Elle aurait aussi pu mesurer la colère du peuple contre le système corrompu dans lequel nous baignons: le spectacle orchestre un débat avec les spectateurs, où l’on a pu entendre hier une indignation toute québécoise, pleine de ressenti. Le débat fut de moins haut niveau que lors de la représentation avignonnaise que j’ai vue l’été dernier, mais le Québec est le Québec et c’était somme toute honnête, du moins très sincère.

Ceci dit, il y a une dimension de l’œuvre qui m’interpelle profondément et que peu de gens relèvent.

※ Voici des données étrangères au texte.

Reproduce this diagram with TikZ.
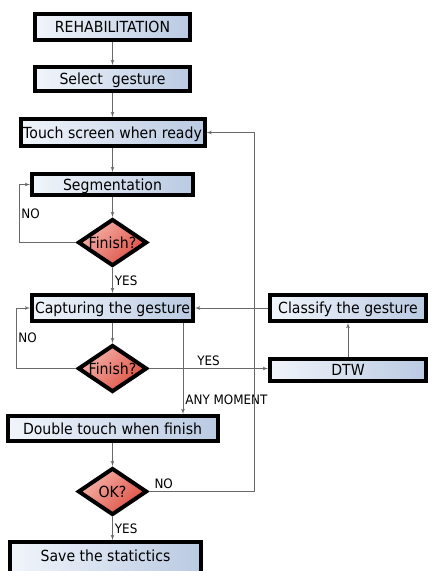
\documentclass[tikz,border=0pt]{standalone}
\usepackage{fontspec}
\setmainfont{DejaVu Sans}[FakeStretch=0.92]
\usetikzlibrary{shapes,arrows,positioning,calc,shapes.geometric}

\definecolor{boxleft}{RGB}{241,245,251}
\definecolor{boxright}{RGB}{186,202,226}
\definecolor{decisiontop}{RGB}{246,180,170}
\definecolor{decisionbottom}{RGB}{220,78,66}
\definecolor{linegray}{RGB}{105,105,105}

\begin{document}
\begin{tikzpicture}[x=1pt, y=1pt, node distance=22pt]
\tikzstyle{block} = [rectangle, draw, line width=4pt, left color=boxleft, right color=boxright, minimum height=24pt, inner sep=1pt, text height=14pt, text depth=2.5pt, font=\fontsize{15.3}{18}\selectfont]
\tikzstyle{decision} = [diamond, draw, line width=4pt, top color=decisiontop, bottom color=decisionbottom, shading angle=45, minimum width=69pt, minimum height=47pt, inner sep=0pt, text height=12pt, text depth=0pt, font=\fontsize{15.3}{18}\selectfont]
\tikzstyle{line} = [draw, linegray, line width=0.8pt, -latex']
\tikzstyle{tag} = [font=\fontsize{13}{15}\selectfont, text=black, inner sep=2pt]

\useasboundingbox (0,0) rectangle (433,-571);

% Main column

\node [block, minimum width=155pt, minimum height=26pt] at (112.5,-27) (rehab) {REHABILITATION};

\node [block, below=23pt of rehab, minimum width=155pt] (select) {Select~~gesture};

\node [block, below=24pt of select, minimum width=184pt, minimum height=27pt] (touch) {Touch screen when ready};

\node [block, below=24pt of touch, minimum width=161pt, minimum height=21pt] (seg) {Segmentation};

\node [decision, below=20pt of seg] (finSeg) {\makebox[0pt]{Finish?}};

\node [block, below=25pt of finSeg, minimum width=161pt, minimum height=26pt] (capture) {Capturing the gesture};

\node [decision, below=20pt of capture] (finCapture) {\makebox[0pt]{Finish?}};

\node [block, below=20pt of finCapture, minimum width=210pt, minimum height=25pt] (doubleTouch) {Double touch when finish};

\node [decision, below=23pt of doubleTouch] (ok) {\makebox[0pt]{OK?}};

\node [block, below=23pt of ok, xshift=-7pt, minimum width=191pt, minimum height=40pt, text height=2pt, text depth=3pt] (save) {Save the statictics};

% Right column

\node [block, right=73pt of capture, minimum width=156pt, minimum height=26pt] (classify) {Classify the gesture};

\node [block, below=34pt of classify, minimum width=156pt, minimum height=22pt] (dtw) {DTW};

% Connections
\draw [line] (rehab) -- (select);
\draw [line] (select) -- (touch);
\draw [line] (touch) -- (seg);
\draw [line] (seg) -- (finSeg);
\draw [line] (finSeg) -- node[tag, right] {YES} (capture);
\draw [line] (finSeg.west) -- ++(-57,0) |- node[tag, right, pos=0.25] {NO} (seg.west);
\draw [line] (capture) -- (finCapture);
\draw [line] (finCapture.west) -- ++(-60,0) |- node[tag, right, pos=0.25] {NO} (capture.west);
\draw [line] (finCapture.east) -- node[tag, above] {YES} (finCapture.east -| dtw.west);
\draw [line] (dtw) -- (classify);
\draw [line] (classify) -- (capture);
\coordinate (anyMoment) at ([xshift=-12pt]capture.south east);
\draw [line] (anyMoment) -- node[tag, right, pos=0.84] {ANY MOMENT} (anyMoment |- doubleTouch.north);
\draw [line] (doubleTouch) -- (ok);
\draw [line] (ok.south) -- node[tag, right] {YES} (ok.south |- save.north);
\draw [line] (ok.east) -- node[tag, above right, pos=0.03] {NO} ++(105,0) |- (touch.east);

\end{tikzpicture}
\end{document}
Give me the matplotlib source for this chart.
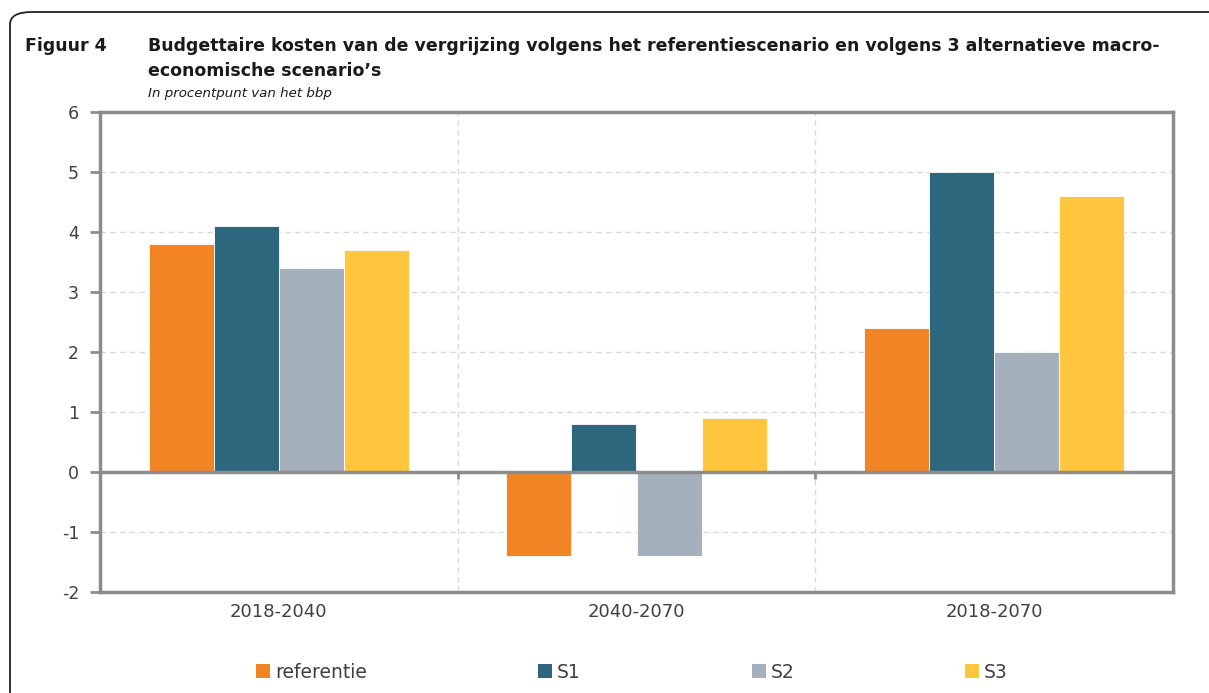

Dans la scène de l’assemblée populaire, point culminant du spectacle, le bon docteur Stockmann met en pièces l’utopie de la famille nucléaire dans laquelle notre société individualisée se réfugie pour se donner l’impression d’avoir encore le sens de la communauté, alors que dans cette cellule familiale se répète trop souvent le modèle commercial avec ses navrantes illusions de bonheur. Dans le même mouvement, il s’attaque au trop-plein de psychologie dans lequel nos sociétés malades trouvent refuge et qui a tendance à individualiser encore plus les problèmes que nous vivons, comme si la maladie mentale n’était qu’un problème cérébral biologique se traitant au cas par cas, au lieu de prendre le taureau pour les cornes pour régler les problèmes sociaux desquels elle tire son origine.

Dans un passionnant article qu’il a fait paraître dans Le monde diplomatique, Ostermeier l’exprime en ces termes:

«Pourquoi nous complaisons-nous à faire étalage d’une psychologie de bazar ? Pourquoi ne traitons-nous pas avec la même passion des ravages sociaux qui déferlent depuis une vingtaine d’années, alors qu’ils pèsent si lourdement sur nos corps et sur nos esprits – horaires de travail élastiques, numérisation du quotidien, obligation de rester joignable en permanence, courriels professionnels reçus jusque tard dans la nuit, identification totale à l’entreprise qui m’emploie, comme si j’étais marié avec elle?  L’infiltration de la pensée économique dans les plus infimes vaisseaux capillaires de la société moderne déforme nos corps, dénature nos affects.»

En ce sens, il rejoint les importants propos du philosophe Jean-Claude St-Onge que rapportait récemment Louis Cornellier dans un article du Devoir.

«Nous assistons à une médicalisation de la détresse psychologique qui fait l’impasse sur les considérations sociales. En ciblant le cerveau, l’approche biopsychiatrique nous épargne la laborieuse recherche du rôle des facteurs sociaux et des conflits intérieurs, sur lesquels insiste justement la psychanalyse, dans la détresse et la misère psychologiques et l’urgente nécessité d’apporter des correctifs aux institutions sociales, ce qui est plus exigeant que la prescription d’une pilule en 15 minutes.»

Voilà le genre de méditations que ce spectacle inspire. Parmi tant d’autres.